Mill Rate
In the context of location intelligence and home buying, the mill rate is a crucial factor in determining the amount of property taxes a homeowner will pay. The mill rate, also known as the millage rate, is the tax rate levied on real estate properties by local governments, such as counties, cities, or school districts, to generate revenue for public services and infrastructure.
Key aspects of the mill rate include:
- Calculation: The mill rate is expressed as the number of dollars in taxes per $1,000 of a property's assessed value. For example, a mill rate of 10 means that for every $1,000 of a property's assessed value, the owner would owe $10 in property taxes.
- Assessed value: The assessed value of a property is determined by local government assessors and is typically a percentage of the property's market value. This assessed value serves as the basis for calculating property taxes using the mill rate.
- Local variations: Mill rates can vary significantly across different jurisdictions, as each local government sets its own rates based on budgetary requirements and the services it provides. Properties located in areas with higher mill rates will generally have higher property tax obligations.
- Multiple jurisdictions: A single property may be subject to multiple mill rates from different jurisdictions, such as the county, city, and school district. The total property tax bill is determined by adding the taxes owed to each jurisdiction.

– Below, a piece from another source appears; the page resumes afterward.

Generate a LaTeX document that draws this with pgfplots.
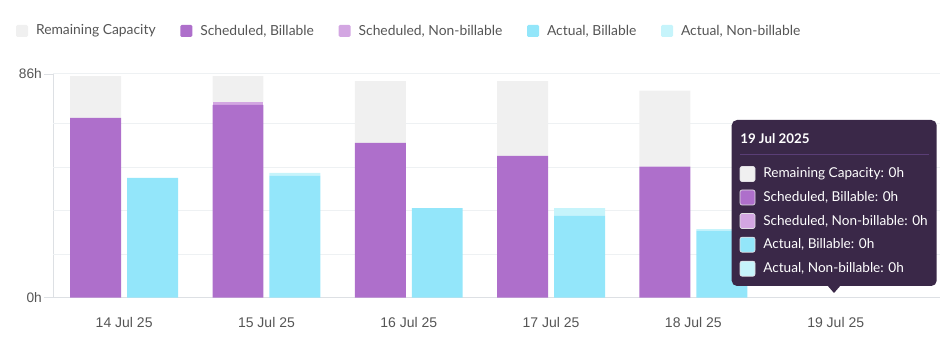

When evaluating a potential home purchase, it is essential for buyers to consider the mill rate and the resulting property tax obligation. Higher property taxes can significantly impact the overall cost of homeownership and should be factored into budgeting decisions. Researching and comparing mill rates across different neighborhoods and jurisdictions can help homebuyers make informed decisions and understand the long-term financial implications of their home purchase.